Biogeography & relationships
tdib at OCEANCONSERVANCY.ORG
Wed Jul 10 12:23:00 CDT 2002
I will reply to two different posts by Robert in this one message.
Robert Mesibov wrote:
> Tom DiBenedetto: If the
> character evidence
> indicated that a newly discovered New Zealand species were actually a
> hybrid of two
> Tasman species, would you advocate denying that conclusion simply because you
> could not immediately envision how the hybrid got to New Zealand?"
> No! The relationship story is unaffected, but the evolutionary picture is
> dramatically different.
Good. I think we actually agree. I seem to recall that the point of departure for this
thread was the question of whether spatial information was relevant to the enterprise
of reconstructing phylogenetic relationship - whether a conflict between a relationship
scheme and a biogeographic pattern should be resolved by allowing the
biogeographic information to affect the phylogenetic conclusion. I never intended to
imply that spatial information has no relevance to the broader question of how the
history of the taxa played out.
RM:This is very interesting, and it suggests that Tom & I are never going to
see eye to eye on certain issues. Tom is clearly saying that he is mainly
interested in the historical relationships between taxa.... However...I want to try to
understand how, when & where evolution has actually worked in particular groups.
...Relationship information isn't enough, I need other evidence,
It is not that I am only interested in the relationships, but I do think that the task of
discovering relationships is a coherent discipline unto itself and one which must be
persued with rigor and with a degree of independence from the process theories of
other evolutionary disciplines. A credible relationship scheme, arrived at through an
examination of all _relevant_ evidence is an enormously valuable tool to structure all
manner of evolutionary and comparative studies. I am led to belive that you may
agree with this when you say "I agree with Tom that unadorned relationships
are necessary and sufficient for a natural classification". The motivation behind my
remarks was simply to protect the integrity of systematics from the impulse to
synthesize prematurely - the interface between systematics and other evolutionary
studies (including biogeography) will only be fruitful if the integrity of each discipline is
RM: Another philosophical difference lurking here is how you view the
evolutionary narrative. If you think 'species' and relationships between
such objects, you're naturally led to focusing on the properties of
'species' and how to use those properties to understand the relationships
between 'species'. If like me you think 'lineages', you think more
architecturally about tree structure, i.e. the relationships between
objects with the objects removed.
I am not sure what you are getting at here. I always considered myself a "lineage"

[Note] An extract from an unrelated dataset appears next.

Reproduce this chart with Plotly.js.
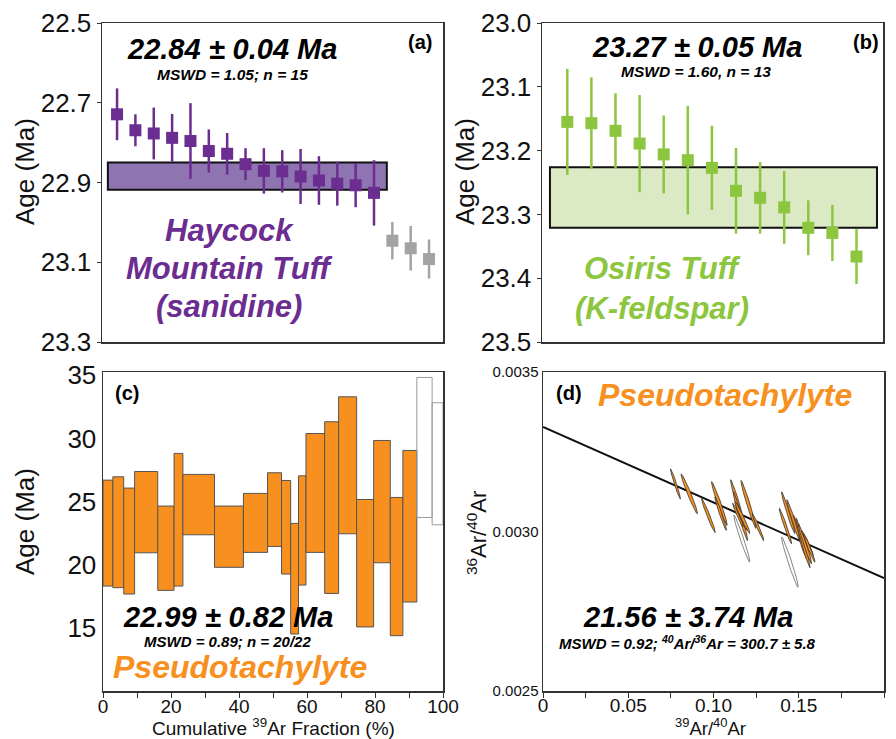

type of guy, to the extent that my working conception of a species is merely a
terminal lineage branch. Given your subsequent comments regarding introgression
amongst populations, perhaps our difference is merely one of focus - coming from a
background in phylogenetic systematics, my concerns are with the relationships
amongst isolated lineage branches - relationships above the species level - where
niether taxa nor their relationship suffer from the "blurriness" you mention.